若把「参与式戏剧」、「沉浸式戏剧」、「环境剧场」等表演类型共同视为光谱中的一区,则其艺术手法主要诉求或可大致分为两点:第一,对非典型空间的转化与利用;第二,打破传统观演关系,制造观众更主动、独特、或者私密的观看经验。本文接著将以后者为重点,简述该价值在历史中的流变与转化,以及《好事清单》在其中所起的作用与锚定的位置。
四把椅子剧团《好事清单》
2021/3/25 20:00 树林艺文中心演艺厅
首先,回溯戏剧史,第二点诉求脉络源起于20世纪初期,以布莱希特为早期代表,展开对亚里斯多德式戏剧及涤净(catharsis)的扬弃。相关思潮后续影响1960年代的第二次前卫运动,一直到今天仍不断变异、转化著,未曾消失。在这些思想的影响下,创作者不再希望观众处于被动而迈向同质、固著化,同时要防止观众在简单的涤净效应后获得心灵上的平静与满足,进而丧失在现实中行动与改革的动能。然而,相似手法在长时间的演化下,已经产生政治与美学层面的双重质变。政治层面上,希望激起观众变革动能的想法,已非许多这类形式作品的目标,相关文化现象先按下不表。美学层面上,由于相关手法对普罗大众而言已习以为常,新颖且坚固且的第四面墙因此重新被建立起来。离开镜框式舞台、离开黑盒子,已然无法与「成功扰动观演关系」划上等号。
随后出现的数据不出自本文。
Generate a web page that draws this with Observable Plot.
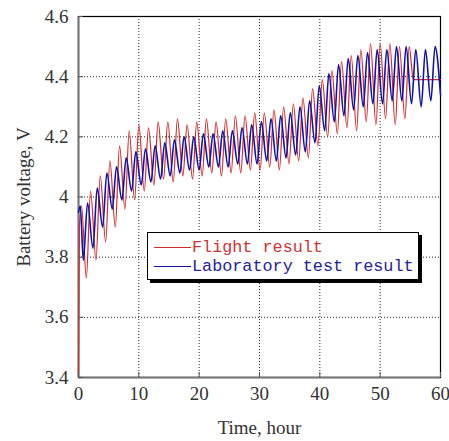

事实上,不少评论人已在针对不同作品的书写里提及此现象。例如,杨礼榕在〈街头剧场的第四面墙《等死(旦夕)》〉中写道:「……彼此陌生的观众却娴熟于自动自发划分表演与观众的二元区位,不断随著表演区位的变化形成新的第四面墙。对表演者不断从观众的身旁穿梭、具有强烈日常意象的舞蹈身体、表演者手中的莲花折宣传单,甚至是略带挑衅的眼神等等行为,都采取一种既礼让又漠然旁观的态度。」黄馨仪也在〈失效的形式,断线的主体——《单向封锁》、《扬帆》〉指出:「对于像我这样的观众而言,整趟历程其实没有新的体验与认知——虽然我是第一次到和平岛。而在整个作品发生的三个阶段里也无法有交流与讨论。」洪姿宇亦于〈参与还是体验?《莎哟娜啦》(溪北场)〉表示:「恰恰是这样完全不知戏剧预设为何的观众,才意外地为演出撕开了一道有趣的破口,暴露出《莎哟娜拉》虽然主打参与式戏剧,却已和真实的参与擦肩而过。」(注1)
对笔者而言,其他也有类似情形值得诟病的演出如:明日和合制作所《请翻开次页继续作答》(2018)、黄绍萱(艺术统筹)与许懿婷(创作顾问)合作之《阮兜322巷6号》(2020)、故事工厂《我们与恶的距离》(2020)等。这些现象都佐证了笔者前述之观点,亦即,身为创作者,今天我们已经无法再懒惫地认为,只要跳脱将观众席与舞台一分为二的形式,就可以轻易在观演关系间引起什么新奇的化学变化,这应该成为一种预设观念。如何在参与/沉浸式戏场、环境剧场大行其道的当代成功召唤观众,成为创作者全新的难题。因为无论转换多少种身体姿态,已习惯此形式的观众依然可以选择消极,被动地等待果陀、等待涤净。